** Given exercise **
Write out every entry precisely as given, leaving the pictures out.

** Material **
════════════════════
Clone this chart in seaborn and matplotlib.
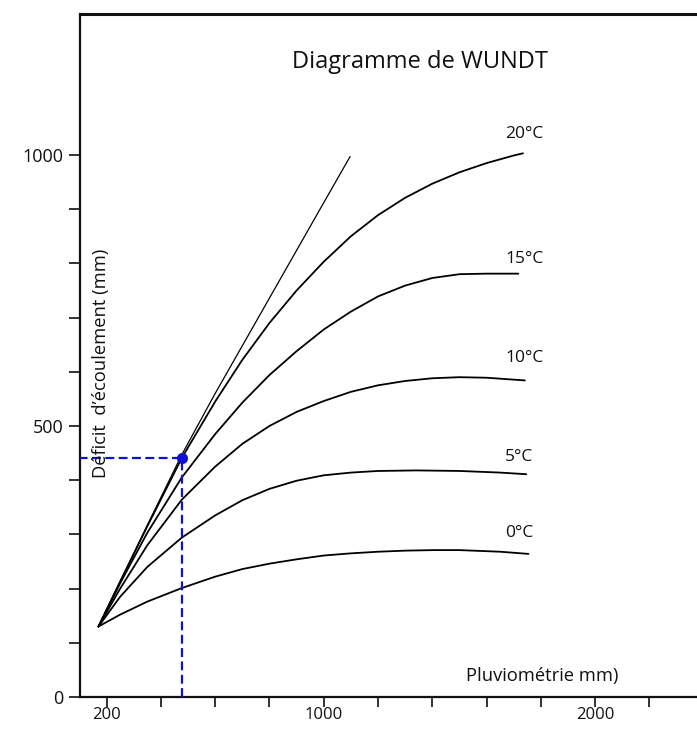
import matplotlib
matplotlib.use("Agg")
import matplotlib.pyplot as plt
import numpy as np
import pandas as pd
import seaborn as sns

# ---------------- data ----------------
limit_P = [170, 250, 350, 477, 600, 750, 900, 1000, 1097]
limit_D = [130, 213, 317, 447, 560, 692, 824, 912, 997]

t20_P = [170, 250, 350, 477, 600, 700, 800, 900, 1000, 1100, 1200, 1300, 1400, 1500, 1600, 1700, 1734]
t20_D = [130, 213, 315, 441, 545, 622, 690, 750, 803, 850, 889, 921, 947, 968, 985, 999, 1003]

t15_P = [170, 250, 350, 477, 600, 700, 800, 900, 1000, 1100, 1200, 1300, 1400, 1500, 1600, 1717]
t15_D = [130, 210, 303, 405, 485, 543, 594, 638, 678, 711, 739, 759, 773, 780, 781, 781]

t10_P = [170, 250, 350, 477, 600, 700, 800, 900, 1000, 1100, 1200, 1300, 1400, 1500, 1600, 1741]
t10_D = [130, 200, 280, 364, 425, 467, 500, 526, 546, 563, 575, 583, 588, 590, 589, 584]

t5_P = [170, 250, 350, 477, 600, 700, 800, 900, 1000, 1100, 1200, 1342, 1500, 1650, 1746]
t5_D = [130, 185, 240, 294, 335, 363, 384, 399, 409, 414, 417, 418, 417, 414, 411]

t0_P = [170, 250, 350, 477, 600, 700, 800, 900, 1000, 1100, 1200, 1300, 1404, 1500, 1650, 1754]
t0_D = [130, 152, 176, 201, 222, 236, 246, 254, 261, 265, 268, 270, 271, 271, 268, 264]

curve_labels = ["20°C", "15°C", "10°C", "5°C", "0°C"]
label_P = [1668, 1668, 1668, 1668, 1668]
label_D = [1039, 808, 625, 443, 303]

example_P = 477
example_D = 440

x_ticks = [200, 400, 600, 800, 1000, 1200, 1400, 1600, 1800, 2000, 2200]
x_ticklabels = ["200", "", "", "", "1000", "", "", "", "", "2000", ""]
y_ticks = [0, 100, 200, 300, 400, 500, 600, 700, 800, 900, 1000]
y_ticklabels = ["0", "", "", "", "", "500", "", "", "", "", "1000"]

title = "Diagramme de WUNDT"
xlabel = "Pluviométrie mm)"
ylabel = "Déficit  d’écoulement (mm)"

# ---------------- plotting ----------------
sns.set_theme(style="ticks")
plt.rcParams["font.family"] = ["Open Sans", "DejaVu Sans"]

fig = plt.figure(figsize=(6.97, 7.30), dpi=100)
ax = fig.add_axes([80 / 697, 33 / 730, 617 / 697, 683 / 730])

sns.lineplot(x=limit_P, y=limit_D, ax=ax, color="black", lw=0.9, sort=False)
for P, D in [(t20_P, t20_D), (t15_P, t15_D), (t10_P, t10_D), (t5_P, t5_D), (t0_P, t0_D)]:
    sns.lineplot(x=P, y=D, ax=ax, color="black", lw=1.3, sort=False)

for lab, px, dy in zip(curve_labels, label_P, label_D):
    ax.text(px, dy, lab, ha="left", va="center", fontsize=12.5, color="#111111")

blue = "#1010d0"
ax.hlines(example_D, 0, example_P, colors=blue, linestyles=(0, (4, 2)), lw=1.6, zorder=3)
ax.vlines(example_P, 0, example_D, colors=blue, linestyles=(0, (4, 2)), lw=1.6, zorder=3)
sns.scatterplot(x=[example_P], y=[example_D], ax=ax, color=blue, s=55, zorder=4, edgecolor=blue)

ax.set_xlim(102, 2375)
ax.set_ylim(0, 1260)
ax.set_xticks(x_ticks)
ax.set_xticklabels(x_ticklabels)
ax.set_yticks(y_ticks)
ax.set_yticklabels(y_ticklabels)
ax.tick_params(direction="out", width=1.2, colors="#111111")
ax.tick_params(axis="y", length=8, labelsize=13, pad=4)
ax.tick_params(axis="x", length=7, labelsize=12, pad=0)
ax.set_xlabel("")
ax.set_ylabel("")

for s in ["left", "bottom", "top"]:
    ax.spines[s].set_visible(True)
    ax.spines[s].set_color("#111111")
    ax.spines[s].set_linewidth(1.6)
ax.spines["top"].set_linewidth(2.2)
ax.spines["right"].set_visible(False)

fig.text(420 / 697, 1 - 62 / 730, title, ha="center", va="center", fontsize=17, color="#111111")
fig.text(542 / 697, 1 - 676 / 730, xlabel, ha="center", va="center", fontsize=13.2, color="#111111")
fig.text(101 / 697, 1 - 363 / 730, ylabel, ha="center", va="center", rotation=90, fontsize=13.2, color="#111111")

fig.savefig("out.png", dpi=100)
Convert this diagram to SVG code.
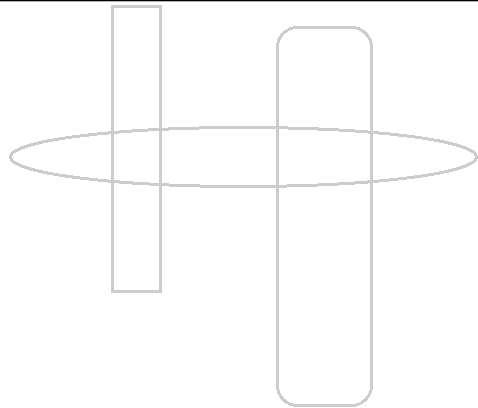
════════════════════
** Task answer **
Clone this chart in seaborn and matplotlib.
import matplotlib
matplotlib.use("Agg")
import matplotlib.pyplot as plt
import numpy as np
import pandas as pd
import seaborn as sns

# ---------------- data ----------------
limit_P = [170, 250, 350, 477, 600, 750, 900, 1000, 1097]
limit_D = [130, 213, 317, 447, 560, 692, 824, 912, 997]

t20_P = [170, 250, 350, 477, 600, 700, 800, 900, 1000, 1100, 1200, 1300, 1400, 1500, 1600, 1700, 1734]
t20_D = [130, 213, 315, 441, 545, 622, 690, 750, 803, 850, 889, 921, 947, 968, 985, 999, 1003]

t15_P = [170, 250, 350, 477, 600, 700, 800, 900, 1000, 1100, 1200, 1300, 1400, 1500, 1600, 1717]
t15_D = [130, 210, 303, 405, 485, 543, 594, 638, 678, 711, 739, 759, 773, 780, 781, 781]

t10_P = [170, 250, 350, 477, 600, 700, 800, 900, 1000, 1100, 1200, 1300, 1400, 1500, 1600, 1741]
t10_D = [130, 200, 280, 364, 425, 467, 500, 526, 546, 563, 575, 583, 588, 590, 589, 584]

t5_P = [170, 250, 350, 477, 600, 700, 800, 900, 1000, 1100, 1200, 1342, 1500, 1650, 1746]
t5_D = [130, 185, 240, 294, 335, 363, 384, 399, 409, 414, 417, 418, 417, 414, 411]

t0_P = [170, 250, 350, 477, 600, 700, 800, 900, 1000, 1100, 1200, 1300, 1404, 1500, 1650, 1754]
t0_D = [130, 152, 176, 201, 222, 236, 246, 254, 261, 265, 268, 270, 271, 271, 268, 264]

curve_labels = ["20°C", "15°C", "10°C", "5°C", "0°C"]
label_P = [1668, 1668, 1668, 1668, 1668]
label_D = [1039, 808, 625, 443, 303]

example_P = 477
example_D = 440

x_ticks = [200, 400, 600, 800, 1000, 1200, 1400, 1600, 1800, 2000, 2200]
x_ticklabels = ["200", "", "", "", "1000", "", "", "", "", "2000", ""]
y_ticks = [0, 100, 200, 300, 400, 500, 600, 700, 800, 900, 1000]
y_ticklabels = ["0", "", "", "", "", "500", "", "", "", "", "1000"]

title = "Diagramme de WUNDT"
xlabel = "Pluviométrie mm)"
ylabel = "Déficit  d’écoulement (mm)"

# ---------------- plotting ----------------
sns.set_theme(style="ticks")
plt.rcParams["font.family"] = ["Open Sans", "DejaVu Sans"]

fig = plt.figure(figsize=(6.97, 7.30), dpi=100)
ax = fig.add_axes([80 / 697, 33 / 730, 617 / 697, 683 / 730])

sns.lineplot(x=limit_P, y=limit_D, ax=ax, color="black", lw=0.9, sort=False)
for P, D in [(t20_P, t20_D), (t15_P, t15_D), (t10_P, t10_D), (t5_P, t5_D), (t0_P, t0_D)]:
    sns.lineplot(x=P, y=D, ax=ax, color="black", lw=1.3, sort=False)

for lab, px, dy in zip(curve_labels, label_P, label_D):
    ax.text(px, dy, lab, ha="left", va="center", fontsize=12.5, color="#111111")

blue = "#1010d0"
ax.hlines(example_D, 0, example_P, colors=blue, linestyles=(0, (4, 2)), lw=1.6, zorder=3)
ax.vlines(example_P, 0, example_D, colors=blue, linestyles=(0, (4, 2)), lw=1.6, zorder=3)
sns.scatterplot(x=[example_P], y=[example_D], ax=ax, color=blue, s=55, zorder=4, edgecolor=blue)

ax.set_xlim(102, 2375)
ax.set_ylim(0, 1260)
ax.set_xticks(x_ticks)
ax.set_xticklabels(x_ticklabels)
ax.set_yticks(y_ticks)
ax.set_yticklabels(y_ticklabels)
ax.tick_params(direction="out", width=1.2, colors="#111111")
ax.tick_params(axis="y", length=8, labelsize=13, pad=4)
ax.tick_params(axis="x", length=7, labelsize=12, pad=0)
ax.set_xlabel("")
ax.set_ylabel("")

for s in ["left", "bottom", "top"]:
    ax.spines[s].set_visible(True)
    ax.spines[s].set_color("#111111")
    ax.spines[s].set_linewidth(1.6)
ax.spines["top"].set_linewidth(2.2)
ax.spines["right"].set_visible(False)

fig.text(420 / 697, 1 - 62 / 730, title, ha="center", va="center", fontsize=17, color="#111111")
fig.text(542 / 697, 1 - 676 / 730, xlabel, ha="center", va="center", fontsize=13.2, color="#111111")
fig.text(101 / 697, 1 - 363 / 730, ylabel, ha="center", va="center", rotation=90, fontsize=13.2, color="#111111")

fig.savefig("out.png", dpi=100)
Convert this diagram to SVG code.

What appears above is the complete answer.